The last full moon of winter. We are in one of those not quite this, not quite that times of year. The geese and the horned larks are back. I’ve seen robins and juncos and gulls — at least I did before the most recent flurry of wet snow a few days ago. This isn’t the starvation moon of deep winter but it is a difficult time for all creatures at the mercy of the weather. Not much is left of winter food stores, nothing is growing yet, and the ground is still frozen. The wet and windy weather of early spring is hard on old bones and newborns. But the crows are calling, the sap is flowing, and the days continue to lengthen Inside the house overwintered perennials are slowly opening new leaves.
Beyond gathering food and firewood in autumn, now I have the pleasure of laying in supplies for the winter season of dyeing, too. I was so pleased to find that dry leaves, with no special preparation, can provide wonderful prints after a good soaking. Some of my best results this winter came from fallen leaves I collected and stored in an open basket.

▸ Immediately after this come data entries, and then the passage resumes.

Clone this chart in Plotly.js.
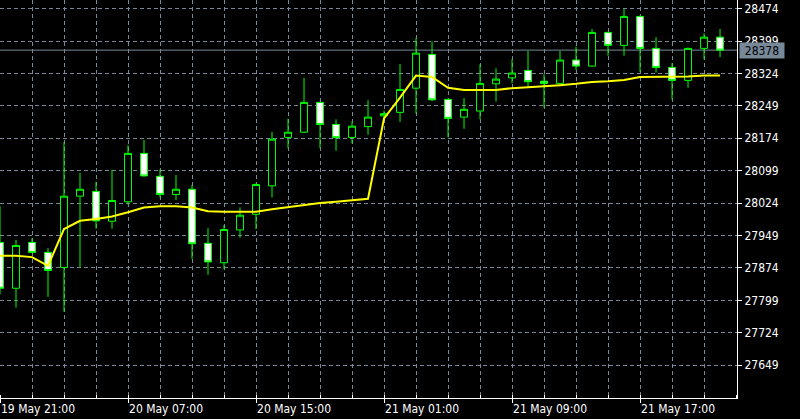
<!DOCTYPE html>
<html>
<head>
<meta charset="utf-8">
<script src="https://cdn.plot.ly/plotly-3.0.1.min.js"></script>
<style>
html,body{margin:0;padding:0;background:#000;}
#chart{width:800px;height:419px;}
</style>
</head>
<body>
<div id="chart"></div>
<script>
// Bar index (hourly bars)
const barIndex = [0,1,2,3,4,5,6,7,8,9,10,11,12,13,14,15,16,17,18,19,20,21,22,23,24,25,26,27,28,29,30,31,32,33,34,35,36,37,38,39,40,41,42,43,44,45];
const openVals  = [27933,27827,27933,27910,27875,28040,28051,27982,28027,28139,28086,28044,28056,27931,27886,27962,27998,28064,28176,28188,28257,28206,28176,28201,28226,28234,28290,28368,28264,28223,28237,28300,28314,28331,28306,28301,28355,28341,28419,28389,28456,28382,28338,28308,28382,28408];
const highVals  = [28017,27939,27943,27920,28165,28094,28073,28101,28158,28170,28102,28089,28066,27966,27973,28014,28070,28189,28219,28314,28259,28218,28213,28262,28238,28346,28406,28398,28266,28267,28345,28336,28357,28376,28322,28376,28386,28427,28421,28473,28458,28408,28348,28384,28417,28427];
const lowVals   = [27813,27782,27908,27807,27773,27875,27965,27965,28021,28085,28037,28031,27895,27858,27871,27944,27964,28037,28151,28186,28151,28145,28162,28182,28221,28212,28231,28260,28176,28196,28218,28259,28301,28293,28245,28299,28332,28340,28365,28365,28328,28326,28264,28291,28357,28362];
const closeVals = [27827,27926,27910,27868,28040,28056,27983,28030,28139,28087,28044,28056,27930,27888,27963,27996,28067,28172,28188,28257,28206,28176,28202,28223,28231,28287,28371,28263,28220,28241,28301,28311,28325,28305,28301,28355,28341,28419,28389,28456,28382,28338,28308,28382,28408,28378];
const maVals    = [27902,27902,27899,27879,27964,27983,27987,27993,28003,28014,28017,28017,28014,28005,28004,28004,28004,28010,28015,28019,28024,28027,28031,28034,28220,28268,28319,28316,28291,28286,28286,28286,28290,28292,28294,28297,28300,28304,28306,28309,28316,28316,28316,28317,28319,28319];

const xTickVals = [0,8,16,24,32,40];
const xTickText = ["19 May 21:00","20 May 07:00","20 May 15:00","21 May 01:00","21 May 09:00","21 May 17:00"];
const yTickVals = [28474,28399,28324,28249,28174,28099,28024,27949,27874,27799,27724,27649];
const lastPrice = 28378;

const FONT = "DejaVu Sans Condensed, Liberation Sans Narrow, DejaVu Sans, sans-serif";
const GRID = "#778899";

const traces = [
  {
    type: "candlestick",
    x: barIndex, open: openVals, high: highVals, low: lowVals, close: closeVals,
    increasing: {line: {color: "#00ff00", width: 1}, fillcolor: "#000000"},
    decreasing: {line: {color: "#00ff00", width: 1}, fillcolor: "#ffffff"},
    whiskerwidth: 0,
    showlegend: false,
    hoverinfo: "skip"
  },
  {
    type: "scatter", mode: "lines",
    x: barIndex, y: maVals,
    line: {color: "#ffff00", width: 2},
    showlegend: false,
    hoverinfo: "skip"
  }
];

const layout = {
  width: 800, height: 419,
  margin: {l: 0, r: 63, t: 0, b: 21, pad: 0},
  paper_bgcolor: "#000000",
  plot_bgcolor: "#000000",
  boxgap: 0.375,
  showlegend: false,
  font: {family: FONT, size: 12, color: "#ffffff"},
  xaxis: {
    range: [0, 46.06],
    rangeslider: {visible: false},
    tickmode: "array", tickvals: xTickVals, ticktext: xTickText,
    ticklabelposition: "outside right",
    ticks: "outside", ticklen: 4, tickcolor: "#ffffff", tickwidth: 1,
    showline: true, linecolor: "#ffffff", linewidth: 1,
    showgrid: true, gridcolor: GRID, griddash: "4px,3px", gridwidth: 1,
    zeroline: false,
    tickfont: {family: FONT, size: 12, color: "#ffffff"},
    minor: {tickmode: "linear", tick0: 0, dtick: 2, ticks: "inside", ticklen: 3, tickcolor: "#ffffff",
            showgrid: true, gridcolor: GRID, griddash: "4px,3px", gridwidth: 1},
    fixedrange: true
  },
  yaxis: {
    side: "right",
    range: [27573, 28494],
    tickmode: "array", tickvals: yTickVals, ticktext: yTickVals.map(String),
    ticks: "outside", ticklen: 4, tickcolor: "#ffffff", tickwidth: 1,
    showline: true, linecolor: "#ffffff", linewidth: 1,
    showgrid: true, gridcolor: GRID, griddash: "4px,3px", gridwidth: 1,
    zeroline: false,
    tickfont: {family: FONT, size: 12, color: "#ffffff"},
    fixedrange: true
  },
  shapes: [
    {type: "line", xref: "paper", x0: 0, x1: 1, yref: "y", y0: lastPrice, y1: lastPrice,
     line: {color: GRID, width: 1}, layer: "below"}
  ],
  annotations: [
    {xref: "paper", x: 1, xanchor: "left", xshift: 2, yref: "y", y: lastPrice, yanchor: "middle",
     text: String(lastPrice), showarrow: false, bgcolor: GRID, borderpad: 1, width: 42, height: 13,
     font: {family: FONT, size: 12, color: "#000000"}}
  ]
};

Plotly.newPlot("chart", traces, layout, {staticPlot: true, displayModeBar: false});
</script>
</body>
</html>
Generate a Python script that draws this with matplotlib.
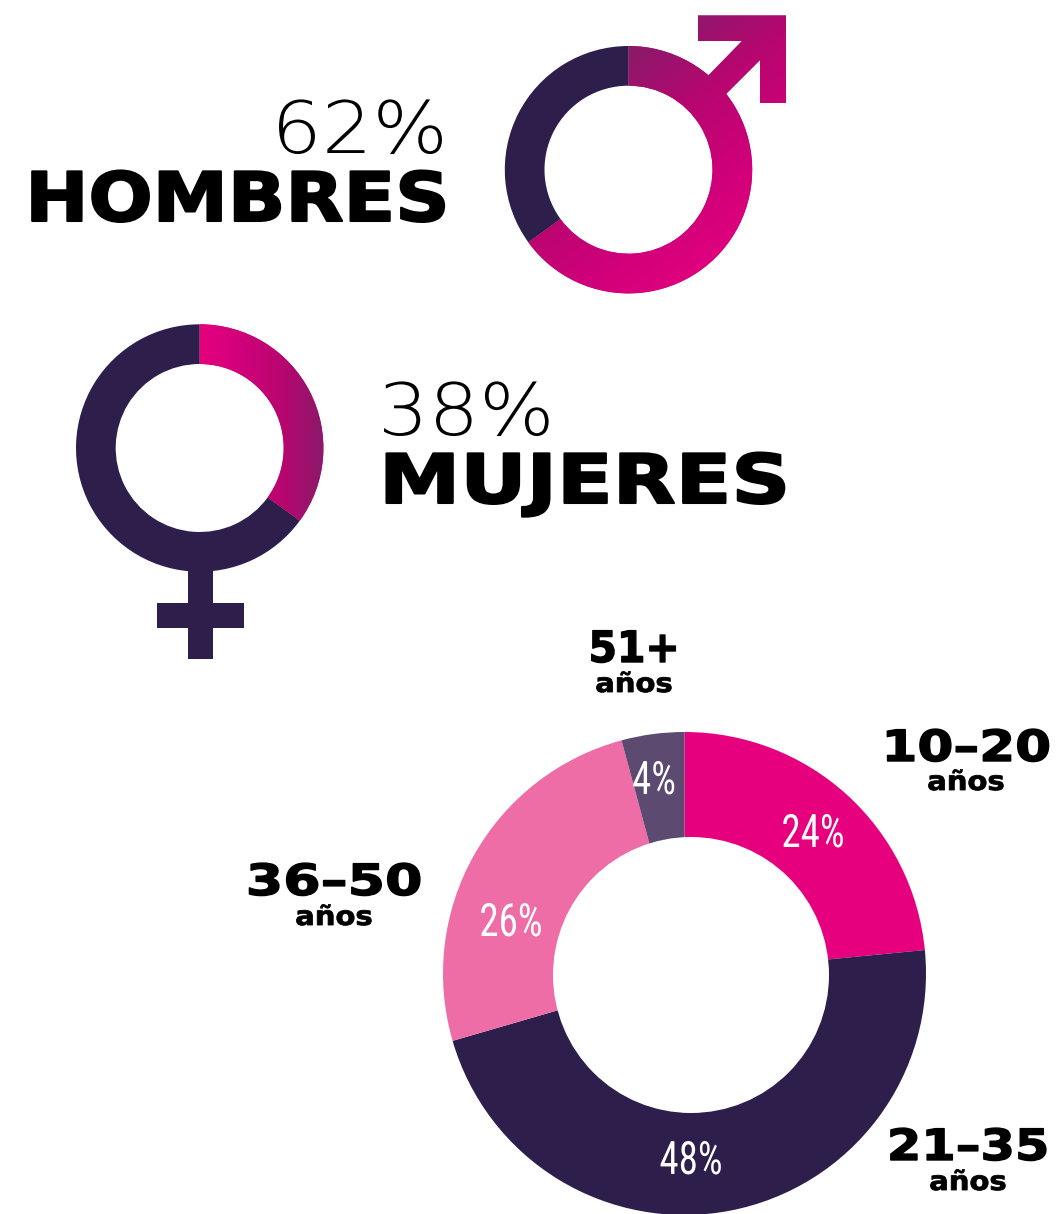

There are still some bags of unidentifiable organic material in the fridge that I believe to be leaves that were not quite dry when gathered. Note to self — use those first next winter. I haven’t thrown them out yet though. I might still see what could come of them in a dye bundle. Hopefully some colour, even if they have lost their original shape.
For many reasons, I do want to use local materials when dyeing. It grounds me in my own little corner of the earth. The process has minimal environmental impact. The results tell a story of water, earth and plants unique to this place. Still, I’m not sure I will ever give up eucalyptus completely! I have one eucalyptus plant that has survived the winter indoors and with luck will be harvesting leaves from it this summer. In the meantime, I am happy to make the occasional trip to the florist for some imported greenery. This lovely bundle should see me through until the neighbourhood turns green again.